De lo que sí sabemos es de la controversia que se ha encendido en México durante el mandato de López Obrador (Amlo). Un hombre de tez blanca, y con esos apellidos tan sonoramente ibéricos, asumió el papel de un converso a Cuauhtémoc, emperador azteca atormentado por los conquistadores. En la novela La serpiente emplumada, D.T. Lawrence nos confronta a un mundo onírico y de pesadilla a la vez donde un sujeto acaba asumiendo el papel del indio sin serlo. Tengamos presente que en México nunca hubo un presidente indio, si exceptuamos a Emiliano Zapata, que fue pronto eliminado por el criollismo ambiental.
Al abrir el debate sobre el huevo de Colón, es decir no sólo sobre el ADN colombino sino sobre el colonialismo americano, la presidencia de México, tanto bajo Amlo como ahora bajo Claudia Sheinbaum, han destapado la caja de Pandora de un tema aparentemente irresoluble.
Si para pacificar el campo hubiese que pedir disculpas creo que debiera hacerse, pero todos al unísono, criollos y peninsulares, unidos en un coro de lamentaciones. Por nuestros tatarabuelos y sus “crímenes”, que en buena medida ya no nos conciernen más que como hechos históricos sujetos a erudición. Moralmente no nos puede afectar lo que no hicimos, así que el asunto no deja de tener sólo una trascendencia simbólica. Ni siquiera llega a justicia transicional, como ocurre en el final de las dictaduras, puesto que los oprimidos de hoy lo son de sus propias élites y no de los fantasmas del pasado.
De otra parte, una buena narración de los acontecimientos históricos, consensuada y sin ocultar ni los sacrificios aztecas de la flor letal en Teotihuacán y en Tenochtitlán, ni tampoco la arrogancia y crímenes de los hispanos, podría ser puesta en marcha.

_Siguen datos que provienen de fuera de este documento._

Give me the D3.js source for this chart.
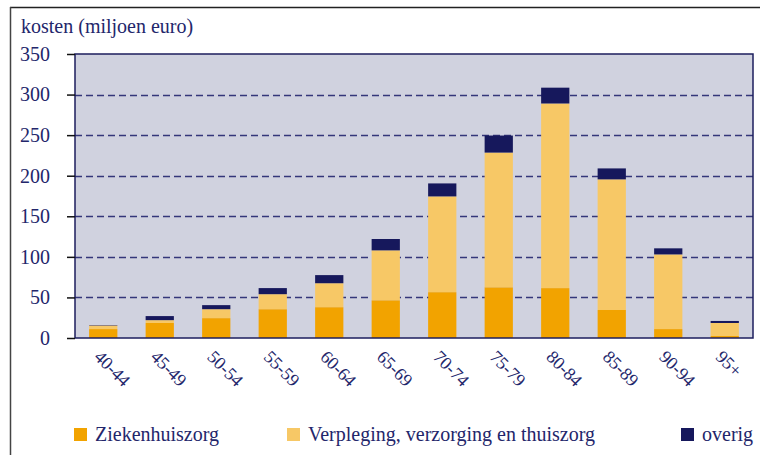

Hay que liquidar de una vez la mística política del indigenismo que ha impedido a México dar la palabra al propio indígena. Y el españolismo exultante, por ende.
Una anécdota entre un millón: entré en un local de artesanías huicholes cerca del Zócalo de México, hace pocos años; la pobre familia que me atendió, sucia y mal vestida, no hablaba ni una palabra de castellano, pero pronto llegó una chica mestiza, pulcra, que me dio norte de los precios exorbitantes de aquellas artesanías hechas con pequeños cristales importados de Venecia. Comprendí en pocos minutos quién hacía el negocio.
En fin, el huevo de Colón debiera, en definitiva, ser cascado suavemente por un extremo, no sin disculpas y también abrazos, para poner punto final a una querella que a muchos se nos representa retórica a estas alturas de la Historia. Nada más fácil.